## WHAT YOU NEED TO DO:
In the listing below, find every line with the string "that" and pull it out.

Start of INFORMATION GIVEN

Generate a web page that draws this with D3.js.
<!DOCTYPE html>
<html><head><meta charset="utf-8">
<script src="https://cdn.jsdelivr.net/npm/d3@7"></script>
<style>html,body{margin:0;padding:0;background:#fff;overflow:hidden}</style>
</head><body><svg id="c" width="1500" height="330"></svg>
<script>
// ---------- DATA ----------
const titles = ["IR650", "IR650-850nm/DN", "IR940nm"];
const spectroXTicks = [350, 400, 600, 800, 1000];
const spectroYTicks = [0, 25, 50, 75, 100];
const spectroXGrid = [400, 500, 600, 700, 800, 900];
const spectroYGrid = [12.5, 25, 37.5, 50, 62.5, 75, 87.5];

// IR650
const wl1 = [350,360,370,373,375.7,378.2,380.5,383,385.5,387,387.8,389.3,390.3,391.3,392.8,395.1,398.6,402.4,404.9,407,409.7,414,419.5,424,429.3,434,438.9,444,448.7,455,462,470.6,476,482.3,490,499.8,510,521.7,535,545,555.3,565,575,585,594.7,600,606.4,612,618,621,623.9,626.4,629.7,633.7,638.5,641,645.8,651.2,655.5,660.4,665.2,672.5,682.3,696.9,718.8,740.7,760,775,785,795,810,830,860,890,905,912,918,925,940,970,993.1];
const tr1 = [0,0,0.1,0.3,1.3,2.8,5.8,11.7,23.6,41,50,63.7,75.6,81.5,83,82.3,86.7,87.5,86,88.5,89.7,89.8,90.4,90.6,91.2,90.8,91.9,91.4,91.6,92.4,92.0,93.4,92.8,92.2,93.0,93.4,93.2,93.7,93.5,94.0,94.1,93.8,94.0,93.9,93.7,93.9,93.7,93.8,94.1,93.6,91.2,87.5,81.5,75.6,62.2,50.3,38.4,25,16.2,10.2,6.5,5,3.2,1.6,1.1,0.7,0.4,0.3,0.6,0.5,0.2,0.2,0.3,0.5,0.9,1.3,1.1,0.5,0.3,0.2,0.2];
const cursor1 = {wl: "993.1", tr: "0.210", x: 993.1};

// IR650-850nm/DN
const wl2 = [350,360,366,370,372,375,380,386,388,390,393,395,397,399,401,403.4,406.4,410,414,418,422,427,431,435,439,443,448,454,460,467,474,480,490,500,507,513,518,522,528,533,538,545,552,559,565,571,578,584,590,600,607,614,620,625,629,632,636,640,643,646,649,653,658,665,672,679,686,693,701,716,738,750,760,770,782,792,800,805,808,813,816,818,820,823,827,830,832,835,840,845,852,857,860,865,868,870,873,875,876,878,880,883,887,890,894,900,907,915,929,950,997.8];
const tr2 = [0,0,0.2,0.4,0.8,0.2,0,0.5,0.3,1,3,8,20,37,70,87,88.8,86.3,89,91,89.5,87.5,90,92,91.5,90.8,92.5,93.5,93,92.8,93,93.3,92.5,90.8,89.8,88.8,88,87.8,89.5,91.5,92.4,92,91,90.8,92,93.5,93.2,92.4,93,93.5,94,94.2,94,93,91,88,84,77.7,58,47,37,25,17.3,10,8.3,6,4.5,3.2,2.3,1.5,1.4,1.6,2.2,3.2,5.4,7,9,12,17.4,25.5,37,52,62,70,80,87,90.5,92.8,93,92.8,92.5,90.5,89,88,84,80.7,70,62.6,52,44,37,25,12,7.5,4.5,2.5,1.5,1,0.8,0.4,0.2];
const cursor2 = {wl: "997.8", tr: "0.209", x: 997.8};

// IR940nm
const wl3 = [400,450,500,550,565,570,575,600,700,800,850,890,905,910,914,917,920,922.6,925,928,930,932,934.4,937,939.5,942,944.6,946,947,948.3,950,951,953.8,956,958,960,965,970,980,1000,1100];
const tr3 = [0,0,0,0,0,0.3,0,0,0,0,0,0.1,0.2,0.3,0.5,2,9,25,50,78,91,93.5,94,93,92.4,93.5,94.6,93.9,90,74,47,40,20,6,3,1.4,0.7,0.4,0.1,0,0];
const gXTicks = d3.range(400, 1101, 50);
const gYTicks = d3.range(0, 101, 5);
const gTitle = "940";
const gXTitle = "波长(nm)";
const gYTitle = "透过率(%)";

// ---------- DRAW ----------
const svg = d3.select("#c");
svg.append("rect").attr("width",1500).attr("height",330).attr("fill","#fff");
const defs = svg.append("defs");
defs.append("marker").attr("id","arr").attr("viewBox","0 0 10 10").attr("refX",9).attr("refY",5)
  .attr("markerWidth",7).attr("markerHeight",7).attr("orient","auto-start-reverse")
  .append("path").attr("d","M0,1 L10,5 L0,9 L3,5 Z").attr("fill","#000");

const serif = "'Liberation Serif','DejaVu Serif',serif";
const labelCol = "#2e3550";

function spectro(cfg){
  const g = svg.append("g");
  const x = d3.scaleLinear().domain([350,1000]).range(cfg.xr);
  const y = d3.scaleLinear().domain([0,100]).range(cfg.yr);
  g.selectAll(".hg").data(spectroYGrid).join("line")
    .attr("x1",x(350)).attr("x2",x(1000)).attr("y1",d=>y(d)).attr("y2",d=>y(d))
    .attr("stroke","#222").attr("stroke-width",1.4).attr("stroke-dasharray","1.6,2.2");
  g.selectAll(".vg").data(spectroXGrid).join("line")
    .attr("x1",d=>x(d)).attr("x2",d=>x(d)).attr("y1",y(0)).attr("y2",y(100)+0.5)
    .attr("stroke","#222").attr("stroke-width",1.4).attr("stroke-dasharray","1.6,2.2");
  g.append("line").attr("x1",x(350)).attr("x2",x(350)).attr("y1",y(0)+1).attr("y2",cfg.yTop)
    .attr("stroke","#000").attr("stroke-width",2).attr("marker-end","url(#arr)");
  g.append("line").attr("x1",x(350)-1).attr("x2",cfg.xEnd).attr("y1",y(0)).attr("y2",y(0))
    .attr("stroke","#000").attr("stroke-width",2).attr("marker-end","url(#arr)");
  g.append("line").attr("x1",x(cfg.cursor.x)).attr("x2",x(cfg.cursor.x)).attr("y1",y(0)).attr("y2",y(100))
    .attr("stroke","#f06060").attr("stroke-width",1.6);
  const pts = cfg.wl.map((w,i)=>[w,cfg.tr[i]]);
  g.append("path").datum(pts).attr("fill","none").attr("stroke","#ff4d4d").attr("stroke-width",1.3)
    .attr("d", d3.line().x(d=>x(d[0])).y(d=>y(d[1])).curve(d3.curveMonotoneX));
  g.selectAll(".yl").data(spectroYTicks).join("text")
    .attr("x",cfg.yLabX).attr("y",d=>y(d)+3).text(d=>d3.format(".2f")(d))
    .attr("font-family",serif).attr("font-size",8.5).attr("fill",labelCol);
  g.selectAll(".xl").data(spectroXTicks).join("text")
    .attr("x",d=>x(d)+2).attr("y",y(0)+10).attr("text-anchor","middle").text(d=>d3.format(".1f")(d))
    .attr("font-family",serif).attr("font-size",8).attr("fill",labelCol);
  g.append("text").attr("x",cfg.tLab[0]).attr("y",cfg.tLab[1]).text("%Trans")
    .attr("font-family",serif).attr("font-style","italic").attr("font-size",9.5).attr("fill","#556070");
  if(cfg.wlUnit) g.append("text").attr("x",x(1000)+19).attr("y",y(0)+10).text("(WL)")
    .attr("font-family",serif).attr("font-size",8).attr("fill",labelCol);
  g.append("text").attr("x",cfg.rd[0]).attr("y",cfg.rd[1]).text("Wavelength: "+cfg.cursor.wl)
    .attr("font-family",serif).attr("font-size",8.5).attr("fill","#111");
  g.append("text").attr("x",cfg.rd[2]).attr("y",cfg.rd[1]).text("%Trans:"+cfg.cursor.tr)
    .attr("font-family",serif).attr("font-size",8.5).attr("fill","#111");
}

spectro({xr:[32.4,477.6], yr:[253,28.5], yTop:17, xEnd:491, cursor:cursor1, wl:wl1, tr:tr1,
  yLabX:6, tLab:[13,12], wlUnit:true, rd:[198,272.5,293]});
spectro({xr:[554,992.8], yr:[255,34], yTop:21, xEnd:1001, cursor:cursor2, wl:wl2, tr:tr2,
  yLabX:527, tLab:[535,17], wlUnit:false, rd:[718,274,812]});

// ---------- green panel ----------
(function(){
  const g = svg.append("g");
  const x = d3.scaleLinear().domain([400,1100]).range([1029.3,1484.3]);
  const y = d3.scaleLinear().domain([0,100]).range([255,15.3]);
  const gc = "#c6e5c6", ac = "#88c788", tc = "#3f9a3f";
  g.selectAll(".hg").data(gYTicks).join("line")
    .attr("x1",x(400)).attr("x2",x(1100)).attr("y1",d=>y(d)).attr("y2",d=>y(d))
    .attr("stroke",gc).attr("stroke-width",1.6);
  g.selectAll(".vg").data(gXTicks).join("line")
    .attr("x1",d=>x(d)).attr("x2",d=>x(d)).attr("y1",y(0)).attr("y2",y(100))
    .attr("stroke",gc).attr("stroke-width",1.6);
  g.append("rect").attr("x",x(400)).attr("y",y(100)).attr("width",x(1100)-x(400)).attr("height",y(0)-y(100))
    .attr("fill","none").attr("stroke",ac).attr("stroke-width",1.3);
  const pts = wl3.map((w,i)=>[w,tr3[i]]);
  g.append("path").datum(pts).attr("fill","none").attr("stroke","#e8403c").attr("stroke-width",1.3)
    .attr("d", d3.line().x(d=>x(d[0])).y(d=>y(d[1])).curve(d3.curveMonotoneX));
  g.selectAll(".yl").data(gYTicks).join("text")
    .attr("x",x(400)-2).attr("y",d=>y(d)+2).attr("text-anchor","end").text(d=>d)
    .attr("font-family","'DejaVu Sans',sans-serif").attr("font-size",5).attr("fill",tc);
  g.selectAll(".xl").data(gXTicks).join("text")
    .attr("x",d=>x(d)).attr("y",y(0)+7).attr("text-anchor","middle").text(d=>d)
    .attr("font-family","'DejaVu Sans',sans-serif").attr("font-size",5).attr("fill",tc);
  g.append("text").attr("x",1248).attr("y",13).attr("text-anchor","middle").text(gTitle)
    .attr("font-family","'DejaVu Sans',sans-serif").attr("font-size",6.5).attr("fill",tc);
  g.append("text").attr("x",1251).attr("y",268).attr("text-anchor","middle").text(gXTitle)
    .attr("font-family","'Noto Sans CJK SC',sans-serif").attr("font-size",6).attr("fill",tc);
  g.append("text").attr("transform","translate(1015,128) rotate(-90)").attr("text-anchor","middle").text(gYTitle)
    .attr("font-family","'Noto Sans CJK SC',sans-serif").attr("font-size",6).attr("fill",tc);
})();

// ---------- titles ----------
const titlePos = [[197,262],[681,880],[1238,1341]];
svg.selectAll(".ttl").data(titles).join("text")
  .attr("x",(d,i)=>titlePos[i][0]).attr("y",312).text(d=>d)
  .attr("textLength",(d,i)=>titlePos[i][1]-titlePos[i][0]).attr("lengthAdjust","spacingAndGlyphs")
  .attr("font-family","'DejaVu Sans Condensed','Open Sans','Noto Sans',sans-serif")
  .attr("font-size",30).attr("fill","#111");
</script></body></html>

End of INFORMATION GIVEN
Start of INFORMATION GIVEN

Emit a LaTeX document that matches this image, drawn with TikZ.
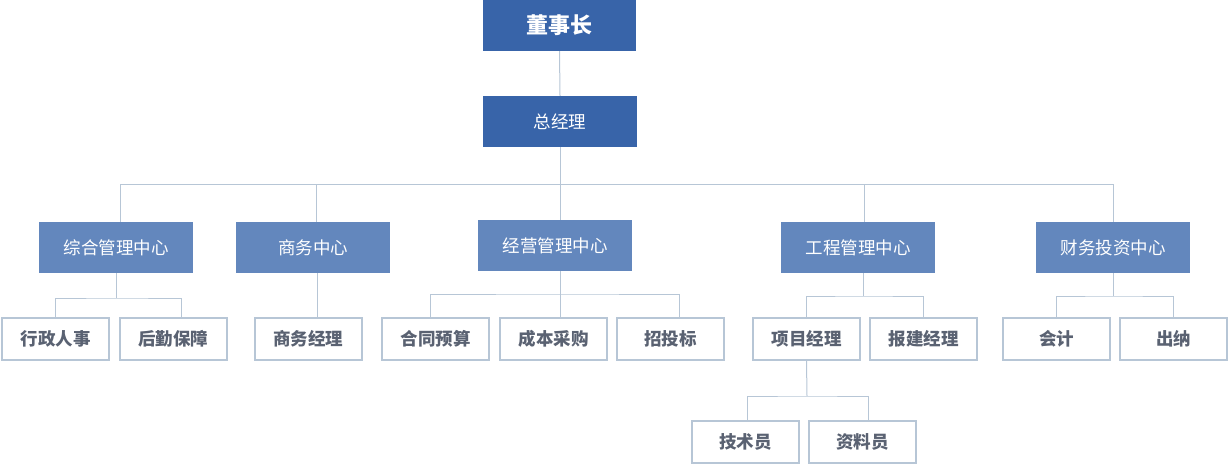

End of INFORMATION GIVEN
Start of INFORMATION GIVEN

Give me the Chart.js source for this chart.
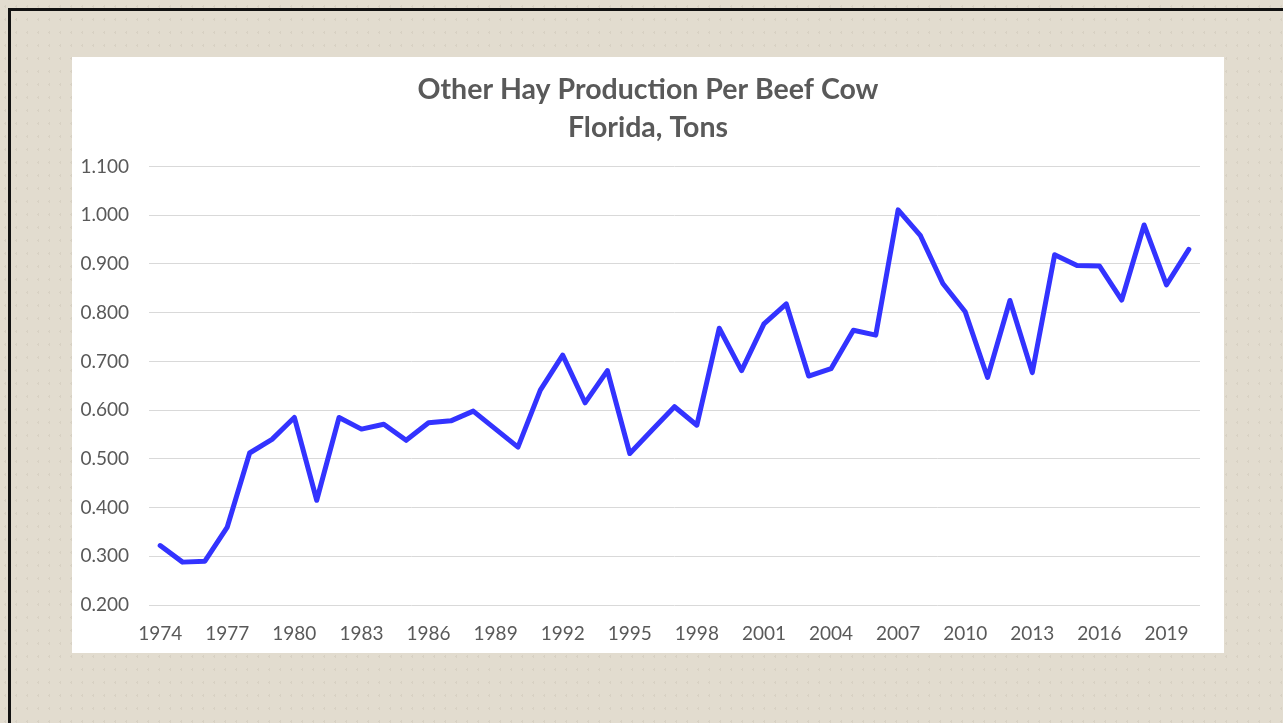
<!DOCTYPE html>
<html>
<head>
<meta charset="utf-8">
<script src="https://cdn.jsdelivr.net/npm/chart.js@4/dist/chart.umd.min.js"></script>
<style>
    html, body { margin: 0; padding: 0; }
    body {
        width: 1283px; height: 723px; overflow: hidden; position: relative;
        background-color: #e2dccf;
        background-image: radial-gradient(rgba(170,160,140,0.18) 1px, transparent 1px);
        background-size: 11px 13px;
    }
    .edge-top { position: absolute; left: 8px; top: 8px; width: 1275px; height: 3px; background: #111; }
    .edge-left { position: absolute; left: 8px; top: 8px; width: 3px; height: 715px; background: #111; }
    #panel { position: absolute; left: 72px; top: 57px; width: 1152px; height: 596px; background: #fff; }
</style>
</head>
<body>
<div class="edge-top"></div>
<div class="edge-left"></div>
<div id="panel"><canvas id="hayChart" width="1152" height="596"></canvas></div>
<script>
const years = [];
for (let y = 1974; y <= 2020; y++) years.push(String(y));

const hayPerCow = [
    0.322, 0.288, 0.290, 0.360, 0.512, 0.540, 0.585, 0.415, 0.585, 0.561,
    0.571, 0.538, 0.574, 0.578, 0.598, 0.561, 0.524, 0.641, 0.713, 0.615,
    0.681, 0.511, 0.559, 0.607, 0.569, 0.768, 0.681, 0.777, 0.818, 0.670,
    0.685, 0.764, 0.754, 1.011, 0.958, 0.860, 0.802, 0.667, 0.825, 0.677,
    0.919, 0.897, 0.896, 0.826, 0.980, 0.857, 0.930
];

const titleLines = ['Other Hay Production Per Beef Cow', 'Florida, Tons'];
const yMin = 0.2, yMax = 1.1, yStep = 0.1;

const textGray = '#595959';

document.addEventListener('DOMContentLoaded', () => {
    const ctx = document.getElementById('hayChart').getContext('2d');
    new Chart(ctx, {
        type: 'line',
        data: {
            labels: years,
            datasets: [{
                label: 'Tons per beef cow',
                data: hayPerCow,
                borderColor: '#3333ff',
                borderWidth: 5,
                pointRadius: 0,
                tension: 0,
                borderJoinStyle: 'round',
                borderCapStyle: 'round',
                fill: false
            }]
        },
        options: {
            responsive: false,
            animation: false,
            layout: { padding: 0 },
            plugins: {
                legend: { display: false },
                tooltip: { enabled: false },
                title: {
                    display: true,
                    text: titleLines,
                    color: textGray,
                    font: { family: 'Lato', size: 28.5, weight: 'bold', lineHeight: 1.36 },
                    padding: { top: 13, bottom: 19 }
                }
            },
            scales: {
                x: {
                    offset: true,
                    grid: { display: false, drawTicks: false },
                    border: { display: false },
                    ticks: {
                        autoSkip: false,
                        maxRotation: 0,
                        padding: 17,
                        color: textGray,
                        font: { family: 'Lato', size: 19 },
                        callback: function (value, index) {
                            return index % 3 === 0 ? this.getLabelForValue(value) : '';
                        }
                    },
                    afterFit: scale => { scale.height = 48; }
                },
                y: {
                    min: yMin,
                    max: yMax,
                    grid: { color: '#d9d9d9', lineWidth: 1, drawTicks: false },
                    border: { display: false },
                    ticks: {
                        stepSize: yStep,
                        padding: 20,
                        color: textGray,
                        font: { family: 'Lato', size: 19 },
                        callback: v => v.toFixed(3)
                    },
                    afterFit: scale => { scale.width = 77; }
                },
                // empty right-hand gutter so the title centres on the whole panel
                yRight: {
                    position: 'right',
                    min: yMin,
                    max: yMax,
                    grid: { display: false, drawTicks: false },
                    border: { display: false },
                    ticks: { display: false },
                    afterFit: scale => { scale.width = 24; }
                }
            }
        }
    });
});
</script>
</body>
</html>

End of INFORMATION GIVEN

## THE RESPONSE:
Generate a web page that draws this with D3.js.
Emit a LaTeX document that matches this image, drawn with TikZ.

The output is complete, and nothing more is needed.